**Task directions:**
Repeat the full listing below verbatim and keep the images out.

**Rows from a dataset of charts and code:**
===============
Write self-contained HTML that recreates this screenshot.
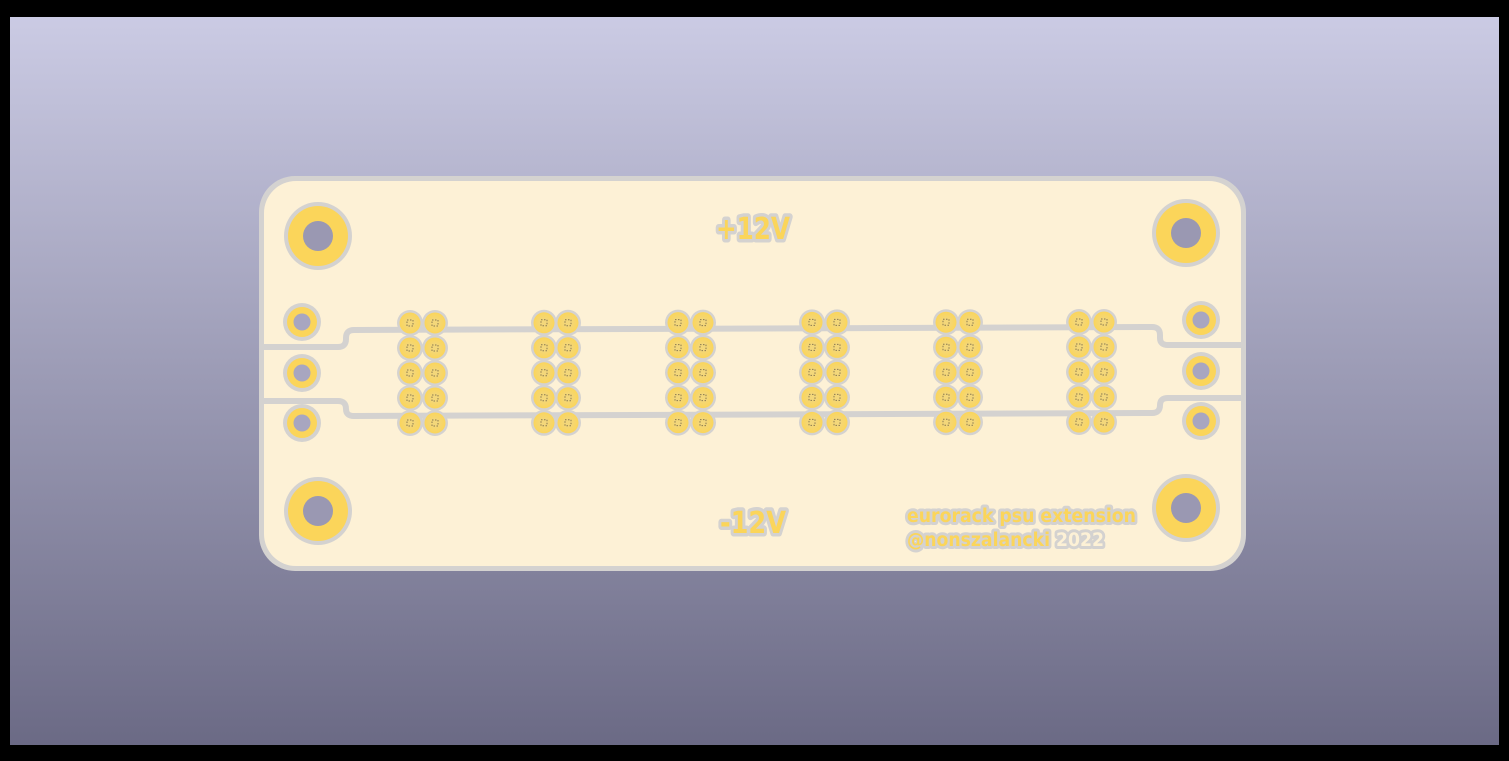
<!DOCTYPE html>
<html><head><meta charset="utf-8"><style>
html,body{margin:0;padding:0;background:#000;width:1509px;height:761px;overflow:hidden}
svg{display:block}
text{font-family:"DejaVu Sans","Liberation Sans",sans-serif;font-weight:bold}
</style></head><body>
<svg width="1509" height="761" viewBox="0 0 1509 761">
<defs>
<linearGradient id="bg" x1="0" y1="0" x2="0" y2="1">
<stop offset="0" stop-color="#cbcbe4"/><stop offset="1" stop-color="#6b6a85"/>
</linearGradient>
<radialGradient id="pad" cx="0.5" cy="0.5" r="0.5">
<stop offset="0.3" stop-color="#f3d77a"/><stop offset="1" stop-color="#fbd55a"/>
</radialGradient>
</defs>
<rect x="10" y="17" width="1489" height="728" fill="url(#bg)"/>
<g>
<rect x="259" y="176" width="987" height="395" rx="36" fill="#d4d2d0"/>
<rect x="264" y="181" width="977" height="385" rx="32" fill="#fdf1d6"/>
</g>
<g id="traces" fill="none" stroke="#d4d2d0" stroke-width="6">
<path d="M264 347 H338 Q346 347 346 339 V338 Q346 330 354 330 L1152 327 Q1160 327 1160 335 V338 Q1160 345 1168 345 H1241"/>
<path d="M264 401 H338 Q346 401 346 409 Q346 416 354 416 L1152 413 Q1160 413 1160 405 Q1160 398 1168 398 H1241"/>
</g>
<g id="mount"></g>
<g id="side"></g>
<g id="pads"></g>
<g>
<text x="716" y="239" font-size="30" textLength="74" lengthAdjust="spacingAndGlyphs" fill="#fbd55a" stroke="#d4d2d0" stroke-width="7" paint-order="stroke" stroke-linejoin="round">+12V</text>
<text x="720" y="533" font-size="30" textLength="66" lengthAdjust="spacingAndGlyphs" fill="#fbd55a" stroke="#d4d2d0" stroke-width="7" paint-order="stroke" stroke-linejoin="round">-12V</text>
<text x="907" y="522" font-size="18.5" textLength="229" lengthAdjust="spacingAndGlyphs" fill="#fbd55a" stroke="#d4d2d0" stroke-width="6" paint-order="stroke" stroke-linejoin="round">eurorack psu extension</text>
<text x="907" y="546" font-size="18.5" textLength="197" lengthAdjust="spacingAndGlyphs" fill="#fbd55a" stroke="#d4d2d0" stroke-width="6" paint-order="stroke" stroke-linejoin="round">@nonszalancki <tspan fill="#fdf1d6">2022</tspan></text>
</g>
</svg>
<script>
const NS="http://www.w3.org/2000/svg";
function c(p,cx,cy,r,f){const e=document.createElementNS(NS,'circle');e.setAttribute('cx',cx);e.setAttribute('cy',cy);e.setAttribute('r',r);e.setAttribute('fill',f);p.appendChild(e);return e;}
const mountX=[318,1186,318,1186], mountY=[236,233,511,508];
const mg=document.getElementById('mount');
for(let i=0;i<4;i++){
 const g=document.createElementNS(NS,'g');
 
 
 c(g,mountX[i],mountY[i],34,'#d4d2d0');c(g,mountX[i],mountY[i],30,'#fbd55a');c(g,mountX[i],mountY[i],15,'#9a98b2');
 mg.appendChild(g);
}
const sideX=[302,302,302,1201,1201,1201], sideY=[322,373,423,320,371,421];
const sg=document.getElementById('side');
for(let i=0;i<6;i++){
 const g=document.createElementNS(NS,'g');
 
 
 c(g,sideX[i],sideY[i],19,'#d4d2d0');c(g,sideX[i],sideY[i],15,'#fbd55a');c(g,sideX[i],sideY[i],8.5,'#a8a6c0');
 sg.appendChild(g);
}
const colX=[410,435,544,568,678,703,812,837,946,970,1079,1104];
const rowY=[322,347,372,397,422];
const pg=document.getElementById('pads');
colX.forEach((x,ci)=>{rowY.forEach((y0,ri)=>{
 const y=y0+1-(x-410)/700;
 const g=document.createElementNS(NS,'g');
 
 
 c(g,x,y,13,'#d4d2d0');c(g,x,y,10.5,'url(#pad)');
 const r=document.createElementNS(NS,'rect');
 r.setAttribute('x',x-3);r.setAttribute('y',y-3);r.setAttribute('width',6);r.setAttribute('height',6);
 r.setAttribute('fill','none');r.setAttribute('stroke','#8a7a50');r.setAttribute('stroke-width','1');r.setAttribute('stroke-dasharray','1.5 1.5');
 g.appendChild(r);
 pg.appendChild(g);
});});
</script>
</body></html>
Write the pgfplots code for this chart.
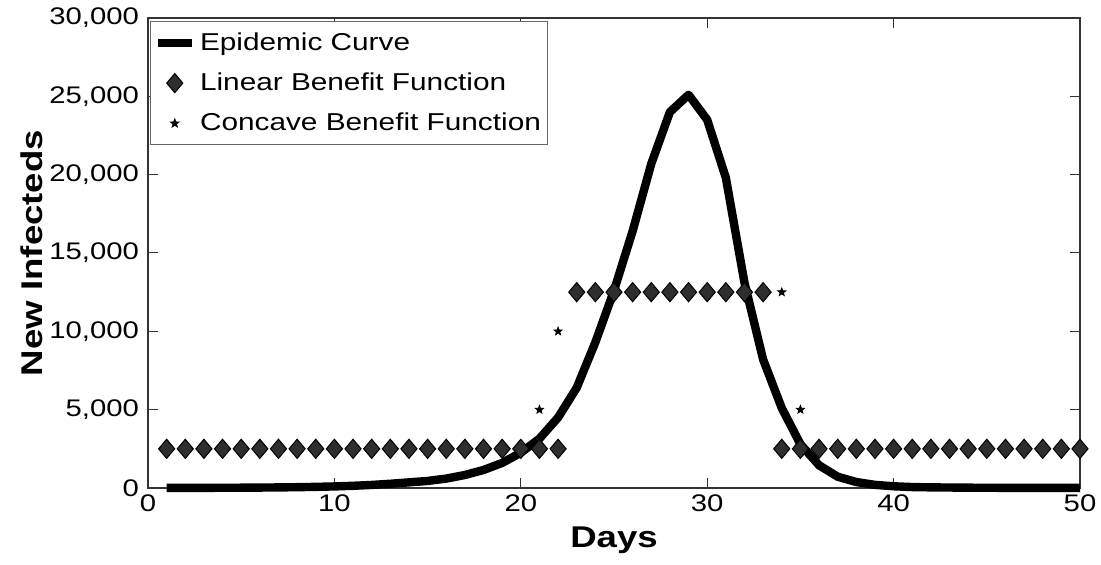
===============
**Solution below:**
Write self-contained HTML that recreates this screenshot.
<!DOCTYPE html>
<html><head><meta charset="utf-8"><style>
html,body{margin:0;padding:0;background:#000;width:1509px;height:761px;overflow:hidden}
svg{display:block}
text{font-family:"DejaVu Sans","Liberation Sans",sans-serif;font-weight:bold}
</style></head><body>
<svg width="1509" height="761" viewBox="0 0 1509 761">
<defs>
<linearGradient id="bg" x1="0" y1="0" x2="0" y2="1">
<stop offset="0" stop-color="#cbcbe4"/><stop offset="1" stop-color="#6b6a85"/>
</linearGradient>
<radialGradient id="pad" cx="0.5" cy="0.5" r="0.5">
<stop offset="0.3" stop-color="#f3d77a"/><stop offset="1" stop-color="#fbd55a"/>
</radialGradient>
</defs>
<rect x="10" y="17" width="1489" height="728" fill="url(#bg)"/>
<g>
<rect x="259" y="176" width="987" height="395" rx="36" fill="#d4d2d0"/>
<rect x="264" y="181" width="977" height="385" rx="32" fill="#fdf1d6"/>
</g>
<g id="traces" fill="none" stroke="#d4d2d0" stroke-width="6">
<path d="M264 347 H338 Q346 347 346 339 V338 Q346 330 354 330 L1152 327 Q1160 327 1160 335 V338 Q1160 345 1168 345 H1241"/>
<path d="M264 401 H338 Q346 401 346 409 Q346 416 354 416 L1152 413 Q1160 413 1160 405 Q1160 398 1168 398 H1241"/>
</g>
<g id="mount"></g>
<g id="side"></g>
<g id="pads"></g>
<g>
<text x="716" y="239" font-size="30" textLength="74" lengthAdjust="spacingAndGlyphs" fill="#fbd55a" stroke="#d4d2d0" stroke-width="7" paint-order="stroke" stroke-linejoin="round">+12V</text>
<text x="720" y="533" font-size="30" textLength="66" lengthAdjust="spacingAndGlyphs" fill="#fbd55a" stroke="#d4d2d0" stroke-width="7" paint-order="stroke" stroke-linejoin="round">-12V</text>
<text x="907" y="522" font-size="18.5" textLength="229" lengthAdjust="spacingAndGlyphs" fill="#fbd55a" stroke="#d4d2d0" stroke-width="6" paint-order="stroke" stroke-linejoin="round">eurorack psu extension</text>
<text x="907" y="546" font-size="18.5" textLength="197" lengthAdjust="spacingAndGlyphs" fill="#fbd55a" stroke="#d4d2d0" stroke-width="6" paint-order="stroke" stroke-linejoin="round">@nonszalancki <tspan fill="#fdf1d6">2022</tspan></text>
</g>
</svg>
<script>
const NS="http://www.w3.org/2000/svg";
function c(p,cx,cy,r,f){const e=document.createElementNS(NS,'circle');e.setAttribute('cx',cx);e.setAttribute('cy',cy);e.setAttribute('r',r);e.setAttribute('fill',f);p.appendChild(e);return e;}
const mountX=[318,1186,318,1186], mountY=[236,233,511,508];
const mg=document.getElementById('mount');
for(let i=0;i<4;i++){
 const g=document.createElementNS(NS,'g');
 
 
 c(g,mountX[i],mountY[i],34,'#d4d2d0');c(g,mountX[i],mountY[i],30,'#fbd55a');c(g,mountX[i],mountY[i],15,'#9a98b2');
 mg.appendChild(g);
}
const sideX=[302,302,302,1201,1201,1201], sideY=[322,373,423,320,371,421];
const sg=document.getElementById('side');
for(let i=0;i<6;i++){
 const g=document.createElementNS(NS,'g');
 
 
 c(g,sideX[i],sideY[i],19,'#d4d2d0');c(g,sideX[i],sideY[i],15,'#fbd55a');c(g,sideX[i],sideY[i],8.5,'#a8a6c0');
 sg.appendChild(g);
}
const colX=[410,435,544,568,678,703,812,837,946,970,1079,1104];
const rowY=[322,347,372,397,422];
const pg=document.getElementById('pads');
colX.forEach((x,ci)=>{rowY.forEach((y0,ri)=>{
 const y=y0+1-(x-410)/700;
 const g=document.createElementNS(NS,'g');
 
 
 c(g,x,y,13,'#d4d2d0');c(g,x,y,10.5,'url(#pad)');
 const r=document.createElementNS(NS,'rect');
 r.setAttribute('x',x-3);r.setAttribute('y',y-3);r.setAttribute('width',6);r.setAttribute('height',6);
 r.setAttribute('fill','none');r.setAttribute('stroke','#8a7a50');r.setAttribute('stroke-width','1');r.setAttribute('stroke-dasharray','1.5 1.5');
 g.appendChild(r);
 pg.appendChild(g);
});});
</script>
</body></html>
Write the pgfplots code for this chart.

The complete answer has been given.